*Challenge*. Print, word for word, the opening line of the data below and every line after it through the line that contains "const panelLabels = ['(a)', '(b)'];", but not the pictures.

-- begin Records for processing --

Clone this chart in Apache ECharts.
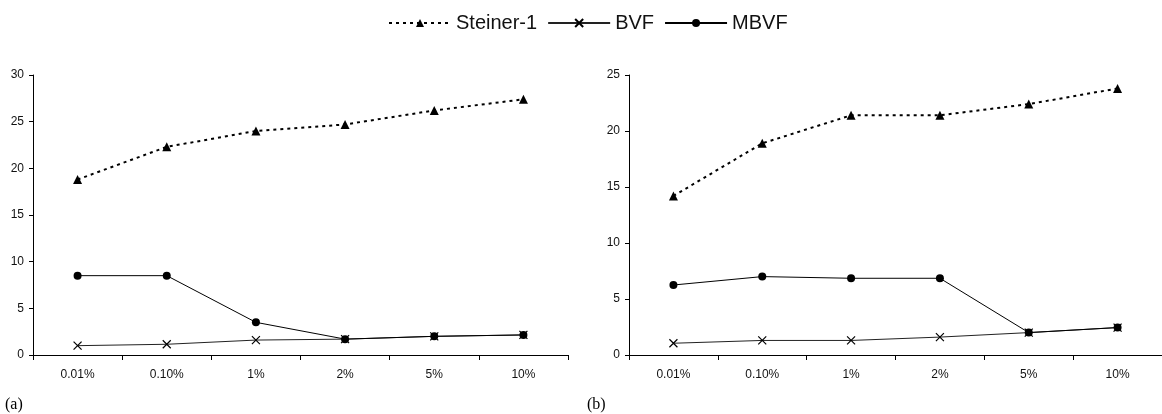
<!DOCTYPE html>
<html>
<head>
<meta charset="utf-8">
<script src="https://cdn.jsdelivr.net/npm/echarts@6/dist/echarts.min.js"></script>
<style>
html,body{margin:0;padding:0;background:#fff;}
#chart{width:1162px;height:414px;}
</style>
</head>
<body>
<div id="chart"></div>
<script>
const categories = ['0.01%', '0.10%', '1%', '2%', '5%', '10%'];
const seriesNames = ['Steiner-1', 'BVF', 'MBVF'];
const steinerA = [18.8, 22.3, 24.0, 24.7, 26.2, 27.4];
const bvfA = [1.0, 1.15, 1.6, 1.7, 2.0, 2.15];
const mbvfA = [8.5, 8.5, 3.5, 1.7, 2.0, 2.15];
const steinerB = [14.2, 18.9, 21.4, 21.4, 22.4, 23.8];
const bvfB = [1.05, 1.3, 1.3, 1.6, 2.0, 2.45];
const mbvfB = [6.25, 7.0, 6.85, 6.85, 2.0, 2.45];
const yMaxA = 30, yMaxB = 25, yStep = 5;
const panelLabels = ['(a)', '(b)'];

const FONT = "'Liberation Sans', Arial, sans-serif";
const X_PATH = 'path://M0,0L10,10M10,0L0,10';
const txt = '#111';

function xAxis(gi) {
  return {
    type: 'category', gridIndex: gi, data: categories, boundaryGap: true,
    axisLine: { lineStyle: { color: '#000', width: 1 } },
    axisTick: { show: true, length: 5, lineStyle: { color: '#000' } },
    axisLabel: { color: txt, fontFamily: FONT, fontSize: 12, margin: 14 },
    splitLine: { show: false }
  };
}
function yAxis(gi, max) {
  return {
    type: 'value', gridIndex: gi, min: 0, max: max, interval: yStep,
    axisLine: { show: true, lineStyle: { color: '#000', width: 1 } },
    axisTick: { show: true, length: 4, lineStyle: { color: '#000' } },
    axisLabel: { color: txt, fontFamily: FONT, fontSize: 12, margin: 9 },
    splitLine: { show: false }
  };
}
function steiner(gi, data) {
  return {
    name: seriesNames[0], type: 'line', xAxisIndex: gi, yAxisIndex: gi, data: data,
    symbol: 'triangle', symbolSize: 9, showSymbol: true,
    lineStyle: { color: '#000', width: 2, type: [3, 4] },
    itemStyle: { color: '#000' }, z: 3, animation: false
  };
}
function bvf(gi, data) {
  return {
    name: seriesNames[1], type: 'line', xAxisIndex: gi, yAxisIndex: gi, data: data,
    symbol: X_PATH, symbolSize: 8, showSymbol: true,
    lineStyle: { color: '#222', width: 1 },
    itemStyle: { color: '#000', borderColor: '#000', borderWidth: 1.2 }, z: 2, animation: false
  };
}
function mbvf(gi, data) {
  return {
    name: seriesNames[2], type: 'line', xAxisIndex: gi, yAxisIndex: gi, data: data,
    symbol: 'circle', symbolSize: 8, showSymbol: true,
    lineStyle: { color: '#000', width: 1 },
    itemStyle: { color: '#000' }, z: 2, animation: false
  };
}

const chart = echarts.init(document.getElementById('chart'), null, { renderer: 'canvas' });
chart.setOption({
  backgroundColor: '#fff',
  animation: false,
  legend: {
    data: seriesNames, left: 383, top: 8,
    itemWidth: 62, itemHeight: 10, itemGap: 10,
    textStyle: { color: txt, fontFamily: FONT, fontSize: 20 },
    selectedMode: false
  },
  title: [
    { text: panelLabels[0], left: 0, top: 392, textStyle: { fontFamily: "'Liberation Serif', 'Times New Roman', serif", fontSize: 16, fontWeight: 'normal', color: '#000' } },
    { text: panelLabels[1], left: 582, top: 392, textStyle: { fontFamily: "'Liberation Serif', 'Times New Roman', serif", fontSize: 16, fontWeight: 'normal', color: '#000' } }
  ],
  grid: [
    { left: 33, top: 75, width: 535, height: 280 },
    { left: 629, top: 75, width: 534, height: 280 }
  ],
  xAxis: [xAxis(0), xAxis(1)],
  yAxis: [yAxis(0, yMaxA), yAxis(1, yMaxB)],
  series: [
    steiner(0, steinerA), bvf(0, bvfA), mbvf(0, mbvfA),
    steiner(1, steinerB), bvf(1, bvfB), mbvf(1, mbvfB)
  ]
});
</script>
</body>
</html>
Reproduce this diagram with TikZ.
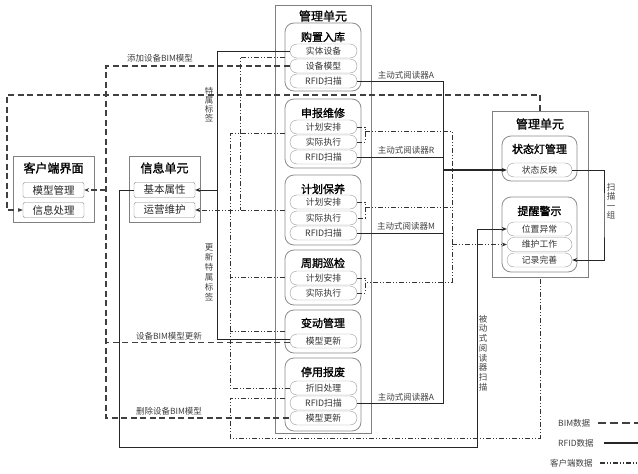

-- end Records for processing --

*Worked solution*.
Clone this chart in Apache ECharts.
<!DOCTYPE html>
<html>
<head>
<meta charset="utf-8">
<script src="https://cdn.jsdelivr.net/npm/echarts@6/dist/echarts.min.js"></script>
<style>
html,body{margin:0;padding:0;background:#fff;}
#chart{width:1162px;height:414px;}
</style>
</head>
<body>
<div id="chart"></div>
<script>
const categories = ['0.01%', '0.10%', '1%', '2%', '5%', '10%'];
const seriesNames = ['Steiner-1', 'BVF', 'MBVF'];
const steinerA = [18.8, 22.3, 24.0, 24.7, 26.2, 27.4];
const bvfA = [1.0, 1.15, 1.6, 1.7, 2.0, 2.15];
const mbvfA = [8.5, 8.5, 3.5, 1.7, 2.0, 2.15];
const steinerB = [14.2, 18.9, 21.4, 21.4, 22.4, 23.8];
const bvfB = [1.05, 1.3, 1.3, 1.6, 2.0, 2.45];
const mbvfB = [6.25, 7.0, 6.85, 6.85, 2.0, 2.45];
const yMaxA = 30, yMaxB = 25, yStep = 5;
const panelLabels = ['(a)', '(b)'];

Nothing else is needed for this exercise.